* START SOURCE RECORDS *

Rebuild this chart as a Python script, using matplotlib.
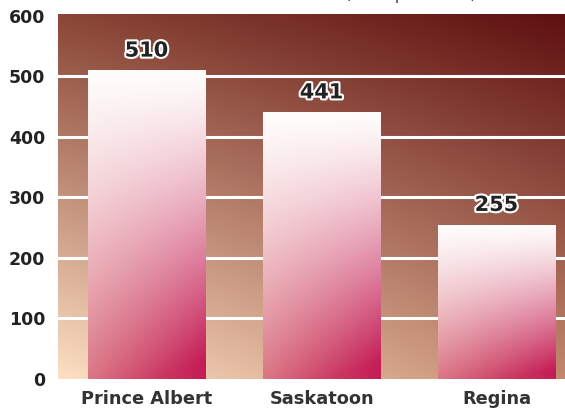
import numpy as np
import matplotlib
matplotlib.use("Agg")
import matplotlib.pyplot as plt
import matplotlib.patheffects as pe
from matplotlib.colors import to_rgb

# chart data
cities = ["Prince Albert", "Saskatoon", "Regina"]
values = [510, 441, 255]
y_ticks = [0, 100, 200, 300, 400, 500, 600]
title_text = "(Rate per 100K)"


def bilinear(tl, tr, bl, br, n=200):
    """Build an RGB image interpolated between four corner colours."""
    tl, tr, bl, br = [np.array(to_rgb(c)) for c in (tl, tr, bl, br)]
    u = np.linspace(0, 1, n)[None, :, None]   # left -> right
    v = np.linspace(0, 1, n)[:, None, None]   # top -> bottom
    top = tl * (1 - u) + tr * u
    bot = bl * (1 - u) + br * u
    return top * (1 - v) + bot * v


def bar_image(n=200):
    """White-to-crimson gradient, slightly tilted towards the lower right."""
    u = np.linspace(0, 1, n)[None, :, None]
    v = np.linspace(0, 1, n)[:, None, None] ** 1.25
    white = np.array(to_rgb("#fffdfc"))
    left = np.array(to_rgb("#d66474"))
    right = np.array(to_rgb("#c41d55"))
    bottom = left * (1 - u) + right * u
    t = np.clip(v * (0.88 + 0.2 * u), 0, 1)
    return white * (1 - t) + bottom * t


fig = plt.figure(figsize=(5.65, 4.09), dpi=100)
ax = fig.add_axes([58 / 565, 30 / 409, 507 / 565, 365 / 409])

x = np.arange(len(cities))
xlim = (-0.506, 2.391)
ylim = (0, 603)

# background gradient
bg = bilinear("#8a4636", "#5e1010", "#fde0c4", "#c2896e")
ax.imshow(bg, extent=(xlim[0], xlim[1], ylim[0], ylim[1]), aspect="auto", zorder=0)

# white gridlines
for t in y_ticks[1:-1]:
    ax.axhline(t, color="white", linewidth=2.2, zorder=1)

bars = ax.bar(x, values, width=0.67, color="none", edgecolor="none", zorder=2)
grad = bar_image()
for rect, val in zip(bars, values):
    x0, y0 = rect.get_x(), rect.get_y()
    w, h = rect.get_width(), rect.get_height()
    im = ax.imshow(grad, extent=(x0, x0 + w, y0, y0 + h), aspect="auto", zorder=2)
    im.set_clip_path(rect)
    ax.text(x0 + w / 2, h + 16, f"{val}", ha="center", va="bottom",
            fontsize=15, fontweight="bold", color="#222222", zorder=4,
            path_effects=[pe.withStroke(linewidth=3, foreground="white")])

ax.set_xlim(*xlim)
ax.set_ylim(*ylim)

ax.set_xticks(x)
ax.set_xticklabels(cities, fontsize=12.8, fontweight="bold", color="#333333")
ax.set_yticks(y_ticks)
ax.set_yticklabels([str(t) for t in y_ticks], fontsize=12.5, fontweight="bold", color="#222222")
ax.tick_params(axis="both", length=0)
ax.tick_params(axis="x", pad=8)
ax.tick_params(axis="y", pad=9)
for s in ax.spines.values():
    s.set_visible(False)

# title mostly cut off above the image, only descenders show
fig.text(0.727, 1.002, title_text, ha="center", va="baseline",
         fontsize=12, color="#444444")

fig.savefig("out.png", dpi=100)
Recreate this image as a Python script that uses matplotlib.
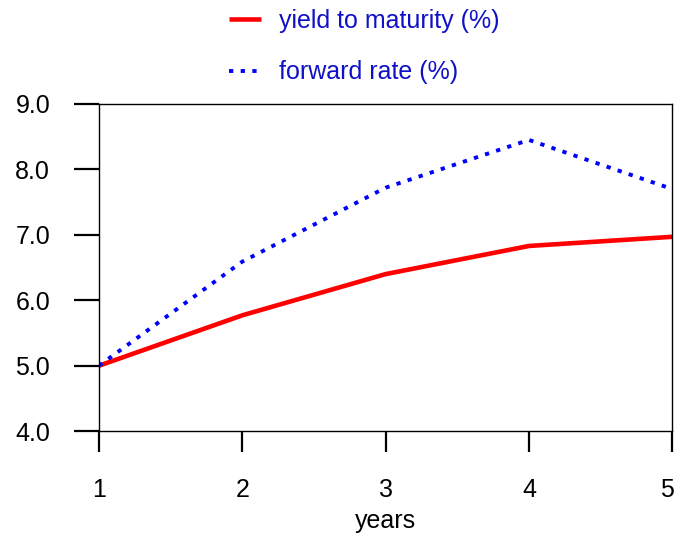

* END SOURCE RECORDS *

Report all lines of the data that include the word "script".

Rebuild this chart as a Python script, using matplotlib.
Recreate this image as a Python script that uses matplotlib.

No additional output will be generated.